Oral Tradition Volume 21, Number 2October 2006


Editor's Column

The present issue of Oral Tradition represents the end of one era and the beginning of another. Volume 21, number 2 marks the final appearance of OT in printed format; as of volume 22, number 1, the journal will be available only as eOT, an online, open-access, and free-of-charge periodical.

We are excited about the early reaction to migration from paper to electronic format––within two weeks of launching in mid-September, 2006, the eOT site http://journal.oraltradition.org experienced more than 4000 non-identical hits and twice that many page-views. Perhaps more importantly, our tracking software indicates major readerships in Asia, Africa, and South America as well as Europe and North America. Likewise, we have begun to receive submissions from scholars and researchers in heretofore under-represented areas, and we heartily encourage more voices to join the discussion. Enlarging our readership and authorship to areas usually difficult to reach through text-based Western distribution networks was and remains the primary reason for our conversion of OT to an online, open-access, and free-of-charge medium.

The current miscellany follows our customary pattern of offering perspectives from diverse oral traditions, in the hope that comparative observations and examples may prove broadly useful to our (ever more) diverse readership. Helen Yitah opens the colloquium with a fascinating exposition of African proverbs in social context, illustrating the power of this fundamental oral genre to contest entrenched attitudes and beliefs. Françoise Ugochukwu then provides a comparative view of color symbolism associated with the devil in French and Nigerian folktales. On another note, Michael Drout describes a new model for oral traditional studies based on the biological theory of “memes,” understood as the “simplest units of cultural replication.”

Two additional essays round out this issue by tackling some persistently difficult problems. In consonance with much recent research, Anthony Webster helpfully complicates our understanding of “orality” and “literacy,” with special reference to Native American traditions. Finally, Ademola Dasylva explains the impact of globalization and, in particular the spread of Western-centric educational models, on indigenous culture and learning in Nigeria.

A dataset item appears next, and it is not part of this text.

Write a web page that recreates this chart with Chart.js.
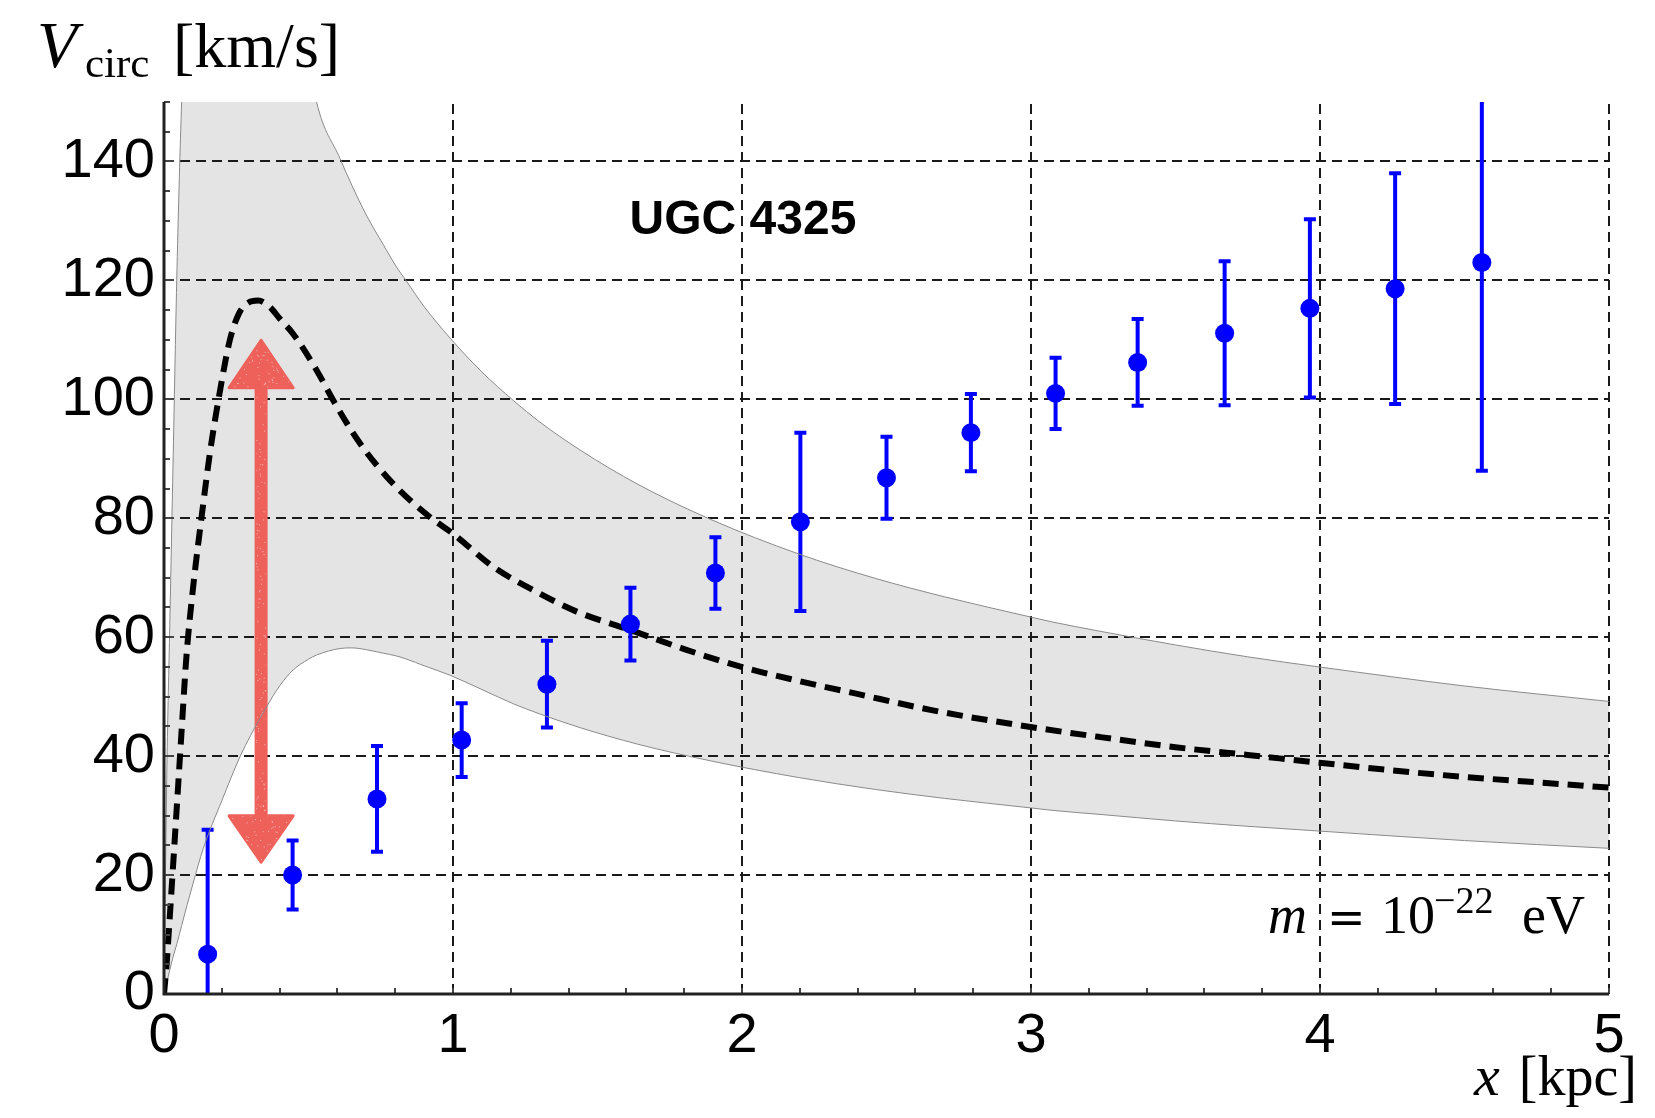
<!DOCTYPE html>
<html>
<head>
<meta charset="utf-8">
<script src="https://cdn.jsdelivr.net/npm/chart.js@4"></script>
<style>
html,body{margin:0;padding:0;background:#fff;}
canvas{display:block;}
</style>
</head>
<body>
<canvas id="c" width="1655" height="1118"></canvas>
<script>
// ---- data ----
const obsX   = [0.151, 0.445, 0.737, 1.030, 1.325, 1.614, 1.908, 2.202, 2.500, 2.792, 3.085, 3.369, 3.670, 3.965, 4.260, 4.560];
const obsV   = [6.7, 20.0, 32.8, 42.7, 52.1, 62.2, 70.8, 79.4, 86.8, 94.4, 101.0, 106.2, 111.1, 115.3, 118.6, 123.0];
const obsErr = [20.9, 5.8, 8.9, 6.2, 7.3, 6.1, 6.0, 15.0, 6.9, 6.5, 6.0, 7.3, 12.1, 15.0, 19.4, 35.0];

const modelX = [0, 0.009, 0.02, 0.032, 0.045, 0.058, 0.078, 0.101, 0.13, 0.159, 0.194, 0.228, 0.26, 0.29, 0.326, 0.367, 0.4, 0.447, 0.528, 0.586, 0.678, 0.793, 0.92, 1.0, 1.14, 1.278, 1.428, 1.614, 1.8, 1.998, 2.2, 2.395, 2.66, 2.998, 3.24, 3.5, 3.75, 3.997, 4.25, 4.5, 4.75, 5.0];
const modelV = [0, 5, 13, 22, 32, 42, 57, 68.5, 80.2, 91, 101.5, 110, 114.5, 116.2, 116.6, 115.5, 113.6, 111, 104.9, 99.8, 92.6, 85.8, 80.2, 77.4, 71.8, 67.9, 64.3, 61.2, 58.0, 55.0, 52.6, 50.5, 47.7, 44.9, 43.2, 41.5, 40.2, 38.9, 37.6, 36.5, 35.6, 34.7];

const bandX     = [0, 0.005, 0.01, 0.02, 0.03, 0.045, 0.061, 0.1, 0.136, 0.2, 0.263, 0.3, 0.355, 0.4, 0.447, 0.5, 0.528, 0.609, 0.65, 0.7, 0.759, 0.8, 0.84, 0.9, 0.99, 1.1, 1.209, 1.3, 1.439, 1.64, 1.892, 2.196, 2.461, 2.7, 2.998, 3.07, 3.239, 3.5, 3.75, 3.997, 4.5, 5.0];
const bandUpper = [0, 20, 38, 62, 86, 122, 150, 195, 215, 228, 225, 215, 200, 186, 172, 158, 150, 140.5, 136, 131, 126, 122.6, 119.8, 115.6, 110.3, 104.6, 99.8, 96.2, 91.5, 85.7, 79.8, 74.0, 69.9, 66.8, 63.4, 62.6, 61.0, 58.7, 56.7, 55.0, 51.8, 49.2];
const bandLower = [0, 1, 2, 4, 6, 8.5, 11.5, 18.5, 24.5, 32.5, 39.9, 43.5, 48.3, 51.8, 54.5, 56.3, 57.0, 58.1, 58.2, 57.9, 57.3, 56.9, 56.3, 55.2, 53.6, 51.2, 48.8, 47.1, 44.8, 42.0, 39.2, 36.4, 34.4, 32.9, 31.3, 30.9, 30.2, 29.1, 28.2, 27.4, 25.8, 24.5];

// arrow annotation (data units)
const arrowX = [0.336];
const arrowHeadHalfWidth = [0.104];
const arrowTopV = [109.6, 102.1];    // tip, head base
const arrowBottomV = [22.5, 29.8];   // tip, head base

const xMajorTicks = [0, 1, 2, 3, 4, 5];
const yMajorTicks = [0, 20, 40, 60, 80, 100, 120, 140];
const xMinorStep = 0.2;
const yMinorStep = 5;
const xRange = [0, 5];
const yRange = [0, 150];

const toXY = (xa, ya) => xa.map((x, i) => ({x: x, y: ya[i]}));

const BLUE = '#0000ff';
const GRID = '#1a1a1a';
const RED = '#ee615b';

// deterministic speckle pattern for the crayon-like arrow
function speckle(ctx, x0, y0, w, h) {
  let s = 12345;
  const rnd = () => { s = (s * 1103515245 + 12345) & 0x7fffffff; return s / 0x7fffffff; };
  ctx.fillStyle = 'rgba(255,255,255,0.55)';
  const n = Math.floor(w * h / 40);
  for (let i = 0; i < n; i++) {
    ctx.fillRect(x0 + rnd() * w, y0 + rnd() * h, 1, 1);
  }
}

const layerPlugin = {
  id: 'layers',
  beforeDatasetsDraw(chart) {
    const {ctx, chartArea: a, scales: {x, y}} = chart;
    ctx.save();
    // dashed grid
    ctx.strokeStyle = GRID;
    ctx.lineWidth = 2;
    ctx.setLineDash([10, 6]);
    yMajorTicks.forEach(v => {
      if (v === yRange[0]) return;
      const py = Math.round(y.getPixelForValue(v));
      ctx.beginPath(); ctx.moveTo(a.left, py); ctx.lineTo(a.right, py); ctx.stroke();
    });
    xMajorTicks.forEach(v => {
      if (v === xRange[0]) return;
      const px = Math.round(x.getPixelForValue(v));
      ctx.beginPath(); ctx.moveTo(px, a.bottom); ctx.lineTo(px, a.top); ctx.stroke();
    });
    ctx.setLineDash([]);

    // red double arrow
    const ax = x.getPixelForValue(arrowX[0]);
    const hw = x.getPixelForValue(arrowX[0] + arrowHeadHalfWidth[0]) - ax;
    const yTopTip = y.getPixelForValue(arrowTopV[0]);
    const yTopBase = y.getPixelForValue(arrowTopV[1]);
    const yBotTip = y.getPixelForValue(arrowBottomV[0]);
    const yBotBase = y.getPixelForValue(arrowBottomV[1]);
    ctx.save();
    ctx.beginPath();
    ctx.rect(ax - 5, yTopBase - 2, 10, yBotBase - yTopBase + 4);
    ctx.moveTo(ax, yTopTip - 2); ctx.lineTo(ax + hw + 2, yTopBase + 1); ctx.lineTo(ax - hw - 2, yTopBase + 1); ctx.closePath();
    ctx.moveTo(ax, yBotTip + 2); ctx.lineTo(ax + hw + 2, yBotBase - 1); ctx.lineTo(ax - hw - 2, yBotBase - 1); ctx.closePath();
    ctx.fillStyle = RED;
    ctx.strokeStyle = RED;
    ctx.lineJoin = 'round';
    ctx.lineWidth = 3;
    ctx.fill(); ctx.stroke();
    ctx.clip();
    speckle(ctx, ax - hw - 4, yTopTip - 4, 2 * hw + 8, yBotTip - yTopTip + 8);
    ctx.restore();

    // error bars
    ctx.beginPath(); ctx.rect(a.left, a.top, a.right - a.left, a.bottom - a.top); ctx.clip();
    ctx.strokeStyle = BLUE;
    ctx.lineWidth = 4;
    obsX.forEach((xv, i) => {
      const px = x.getPixelForValue(xv);
      const pt = y.getPixelForValue(obsV[i] + obsErr[i]);
      const pb = y.getPixelForValue(obsV[i] - obsErr[i]);
      ctx.beginPath(); ctx.moveTo(px, pt); ctx.lineTo(px, pb); ctx.stroke();
      ctx.beginPath();
      ctx.moveTo(px - 6, pt); ctx.lineTo(px + 6, pt);
      ctx.moveTo(px - 6, pb); ctx.lineTo(px + 6, pb);
      ctx.stroke();
    });
    ctx.restore();
  },
  afterDatasetsDraw(chart) {
    const {ctx, chartArea: a, scales: {x, y}} = chart;
    ctx.save();
    // minor / major tick marks (inside)
    ctx.strokeStyle = '#444';
    ctx.lineWidth = 2;
    for (let v = yRange[0]; v <= yRange[1] + 1e-9; v += yMinorStep) {
      const py = Math.round(y.getPixelForValue(v));
      const len = (v % 20 === 0) ? 10 : 6;
      ctx.beginPath(); ctx.moveTo(a.left, py); ctx.lineTo(a.left + len, py); ctx.stroke();
    }
    for (let v = xRange[0]; v <= xRange[1] + 1e-9; v += xMinorStep) {
      const px = Math.round(x.getPixelForValue(v));
      ctx.beginPath(); ctx.moveTo(px, a.bottom); ctx.lineTo(px, a.bottom - 6); ctx.stroke();
    }
    // axes
    ctx.strokeStyle = '#222';
    ctx.lineWidth = 3;
    ctx.beginPath();
    ctx.moveTo(a.left, a.top); ctx.lineTo(a.left, a.bottom); ctx.lineTo(a.right, a.bottom);
    ctx.stroke();

    // texts
    ctx.fillStyle = '#000';
    ctx.textBaseline = 'alphabetic';
    ctx.textAlign = 'left';
    ctx.font = 'italic 66px "Liberation Serif"';
    ctx.fillText('V', 37, 67);
    ctx.font = '43px "Liberation Serif"';
    ctx.fillText('circ', 85, 77);
    ctx.font = '64px "Liberation Serif"';
    ctx.fillText('[km/s]', 173, 67);

    ctx.font = 'italic 58px "Liberation Serif"';
    ctx.fillText('x', 1474, 1095);
    ctx.font = '56px "Liberation Serif"';
    ctx.textAlign = 'right';
    ctx.fillText('[kpc]', 1637, 1095);
    ctx.textAlign = 'left';

    ctx.font = 'italic 54px "Liberation Serif"';
    ctx.fillText('m', 1268, 933);
    ctx.font = '46px "DejaVu Serif"';
    ctx.fillText('=', 1327, 933);
    ctx.font = '54px "Liberation Serif"';
    ctx.fillText('10', 1381, 933);
    ctx.font = '38px "Liberation Serif"';
    ctx.fillText('\u221222', 1434, 913);
    ctx.font = '54px "Liberation Serif"';
    ctx.fillText('eV', 1522, 933);

    ctx.font = 'bold 48px "Liberation Sans"';
    ctx.textAlign = 'center';
    ctx.textBaseline = 'middle';
    ctx.fillText('UGC 4325', 743, 221);
    ctx.restore();
  }
};

new Chart(document.getElementById('c'), {
  data: {
    datasets: [
      {
        type: 'scatter',
        data: toXY(obsX, obsV),
        pointRadius: 9.5,
        pointHoverRadius: 9.5,
        backgroundColor: BLUE,
        borderWidth: 0,
        order: 0
      },
      {
        type: 'line',
        data: toXY(modelX, modelV),
        borderColor: '#000',
        borderWidth: 6,
        borderDash: [16, 9],
        pointRadius: 0,
        fill: false,
        cubicInterpolationMode: 'monotone',
        order: 1
      },
      {
        type: 'line',
        data: toXY(bandX, bandUpper),
        borderColor: '#8a8a8a',
        borderWidth: 1,
        pointRadius: 0,
        fill: '+1',
        backgroundColor: '#e4e4e4',
        cubicInterpolationMode: 'monotone',
        order: 2
      },
      {
        type: 'line',
        data: toXY(bandX, bandLower),
        borderColor: '#8a8a8a',
        borderWidth: 1,
        pointRadius: 0,
        fill: false,
        cubicInterpolationMode: 'monotone',
        order: 3
      }
    ]
  },
  options: {
    responsive: false,
    devicePixelRatio: 1,
    animation: false,
    events: [],
    layout: {padding: {top: 102, right: 46, left: 0, bottom: 0}},
    plugins: {
      legend: {display: false},
      tooltip: {enabled: false},
      filler: {drawTime: 'beforeDatasetsDraw'}
    },
    scales: {
      x: {
        type: 'linear',
        min: xRange[0], max: xRange[1],
        afterBuildTicks: s => { s.ticks = xMajorTicks.map(v => ({value: v})); },
        ticks: {
          font: {family: '"Liberation Sans"', size: 56},
          color: '#000',
          padding: 9,
          maxRotation: 0,
          autoSkip: false,
          callback: v => String(v)
        },
        grid: {display: false, drawTicks: false},
        border: {display: false},
        afterFit: s => { s.height = 124; }
      },
      y: {
        type: 'linear',
        min: yRange[0], max: yRange[1],
        afterBuildTicks: s => { s.ticks = yMajorTicks.map(v => ({value: v})); },
        ticks: {
          font: {family: '"Liberation Sans"', size: 56},
          color: '#000',
          padding: 9,
          autoSkip: false,
          callback: v => String(v)
        },
        grid: {display: false, drawTicks: false},
        border: {display: false},
        afterFit: s => { s.width = 164; }
      }
    }
  },
  plugins: [layerPlugin]
});
</script>
</body>
</html>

On the near horizon, OT will devote 2007 to two special issues on strikingly different topics. The first will focus on the American folk singer Bob Dylan and his relationship to oral tradition, deriving from a conference at the Université Caen and guest-edited by Catharine Mason and Richard Thomas. The second issue will present an in-depth view of Basque oral traditions. Guest-edited by Joxerra Garzia, Jon Sarasua, and Andoni Egaña, it contains both analytical scholarship and interviews with practicing oral poets (bertsolari). We are confident that these two collections will prove interesting and valuable across the wide and multidisciplinary field of studies in oral tradition.

As always, but now with a broader purpose, we urge you to send us your work on oral tradition for publication in online OT. Our reviewing policy will remain the same as in the past: one specialist and one generalist will read the submission before an editorial decision is reached. But now we can offer an enormously larger and more diverse audience for your ideas, an audience that paper publication media simply can’t reach. We will continue to publish online eCompanions (audio, video, and other support for text) as needed, as embedded links in articles that can be downloaded free of charge by anyone with a web connection and a browser. Please join us as the second generation of Oral Tradition begins in the virtual community.